A ces formateurs, bien sûr, j’apprends le réseau et la création d’environnement personnalisé d’apprentissage : créer son identité numérique, son outil de veille personnalisé, s’inscrire dans des réseaux sociaux, pour lire mais surtout pour publier. Je leur apprends à distinguer les outils qui permettent de créer du sens et du contenu durable tel que les blogs, des outils qui servent à créer du lien et de l’information éphémère. Je leur apprends à survivre dans la masse d’informations en sériant, en triant, en étant plus exigeant sur les filtres, et organisant leur temps : pas plus d’une demi-heure de veille par jour, pas de consultation de mail à tout moment, etc. Bref, je les aide à développer leur « compétence numérique d’apprentissage » et à surnager dans l’océan d’informations.
Mais je les invite aussi à la profondeur, à la course de fonds : faire succéder à la lecture d’un article la rédaction d’une note de synthèse ; lire les grandes théories de l’apprentissage ; aller à la rencontre des pères fondateurs de la pédagogie et de la didactique ; tenir un journal de bord de leur pratique professionnelle ; coucher par écrit leurs interrogations dans des articles de plus de cinq lignes et en faire de véritables problématiques ; pratiquer l’introspection, l’analyse critique, le recul réflexif ; se projeter dans un avenir professionnel, au-delà de leurs emplois du temps de l’année, mais dans les cinq ans, dix ans à venir.

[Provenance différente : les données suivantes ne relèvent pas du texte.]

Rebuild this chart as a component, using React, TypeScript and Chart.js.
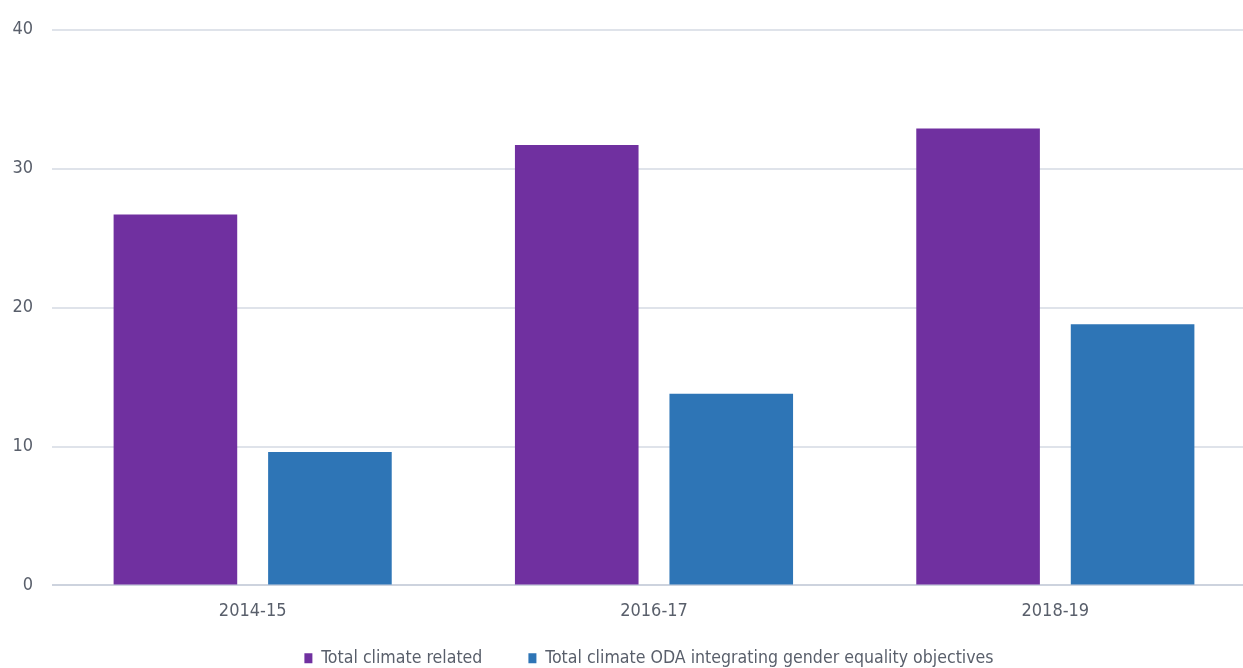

Cela n’est pas aisé, là encore pour des raisons de temps et de disponibilité, mais très payant sur le long terme. Je réinvente ainsi mon propre métier d’accompagnateur, au sens ancestral du pédagogue, qui est, finalement, la posture que j’aimerais qu’ils adoptent pour leurs propres apprenants.
En résumé, oui, bien sûr, la professionnalisation des formateurs passera par le réseau. C’est ce que l’on pourrait nommer les temps courts de la formation. Mais il passera aussi par la prise de conscience que la professionnalisation est un processus long, qui demande de véritables efforts d’analyse, de production de soi, de réflexion pour gagner en maturité et en profondeur et sortir de l’éphémère et de la facilité.